THE CENTRAL EUROPEAN UNIVERSITY
JEWISH STUDIES PROGRAM
AND
THE CEU INSTITUTE FOR ADVANCED STUDY
cordially invite you to a lecture by
David B. Ruderman
Joseph Meyerhoff Professor of Modern Jewish History, University of Pennsylvania
Current Fellow at the IAS of CEU
The Cultural Significance of the Ghetto in Jewish History
In this talk, I examine the way the ghetto, especially in Venice, was perceived by previous historians, as a moment of cultural decline and isolation from the Christian majority and I offer an alternative understanding of this institution both in the context of Italian Jewish history as well as early modern Jewish culture in general. The lecture also commemorates the 500th anniversary of the Ghetto which will take place next year.

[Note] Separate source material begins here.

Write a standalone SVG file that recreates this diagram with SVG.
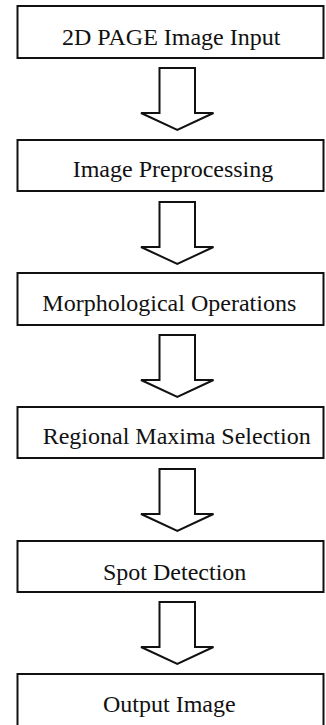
<svg xmlns="http://www.w3.org/2000/svg" width="326" height="725" viewBox="0 0 326 725">
<style>
.box{fill:#fff;stroke:#111;stroke-width:2}
.arr{fill:#fff;stroke:#111;stroke-width:2;stroke-linejoin:miter}
.lbl{font-family:"Liberation Serif","Times New Roman",serif;font-size:24px;fill:#111}
</style>
<defs>
<path id="arrow" class="arr" d="M159.5,0 H195 V45 H213.5 L177.3,62 L141,45 H159.5 Z"/>
</defs>
<rect width="326" height="725" fill="#fff"/>
<g id="connectors">
<use href="#arrow" transform="translate(0,68)"/>
<use href="#arrow" transform="translate(0,202)"/>
<use href="#arrow" transform="translate(0,335)"/>
<use href="#arrow" transform="translate(0,469)"/>
<use href="#arrow" transform="translate(0,602)"/>
</g>
<g id="n1"><rect class="box" x="17.5" y="6" width="306" height="52"/><text class="lbl" x="62" y="45">2D PAGE Image Input</text></g>
<g id="n2"><rect class="box" x="17.5" y="140" width="306" height="51"/><text class="lbl" x="72.7" y="177">Image Preprocessing</text></g>
<g id="n3"><rect class="box" x="17.5" y="273" width="306" height="52"/><text class="lbl" x="42.3" y="311">Morphological Operations</text></g>
<g id="n4"><rect class="box" x="17.5" y="407" width="306" height="51"/><text class="lbl" x="42.7" y="444">Regional Maxima Selection</text></g>
<g id="n5"><rect class="box" x="17.5" y="541" width="306" height="51"/><text class="lbl" x="103" y="580">Spot Detection</text></g>
<g id="n6"><rect class="box" x="17.5" y="674" width="306" height="53"/><text class="lbl" x="103" y="711.5">Output Image</text></g>
</svg>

Tuesday, January 27 at 6 p.m.
In Popper Room, Monument Building
David B. Ruderman is presently the Joseph Meyerhoff Professor of Modern Jewish History and was formally Ella Darivoff Director of the Herbert D. Katz Center for Advanced Judaic Studies at the University of Pennsylvania from 1994-2014. Prior to coming to Pennsylvania, he taught at the University of Maryland [1974-83] and at Yale University [1983-94]. He is the author of many books and articles including The World of a Renaissance Jew, 1981; Kabbalah, Magic, and Science, 1988; A Valley of Vision, 1990; Jewish Thought and Scientific Discovery in Early Modern Europe, 1995, 2001, published also in Italian, Hebrew, and Russian; Jewish Enlightenment in an English Key: Anglo-Jewry’s Construction of Modern Jewish Thought, 2000; Connecting the Covenants: Judaism and the Search for Christian Identity in Eighteenth Century England, 2007, Early Modern Jewry: A New Cultural History, 2010; and A Best-Selling Hebrew Book of the Modern Era, 2014. Three of these books, including the last, won national book awards in Jewish history. He has also edited or co-edited five other books and co-edited two popular textbooks. He is a past president of the American Academy for Jewish Research. The Great Courses/Teaching Company has produced two of his Jewish history courses, each in 24 lectures. In 2001, the National Foundation for Jewish Culture honored him with its lifetimeachievement award for his work in Jewish history. In 2014, his colleagues presented him with a festschrift entitled Jewish Culture in Early Modern Europe: Essays in Honor of David B. Ruderman, eds. Richard Cohen, NatalieDohrmann, Adam Shear, and Elhanan Reiner (Pittsburgh, 2014).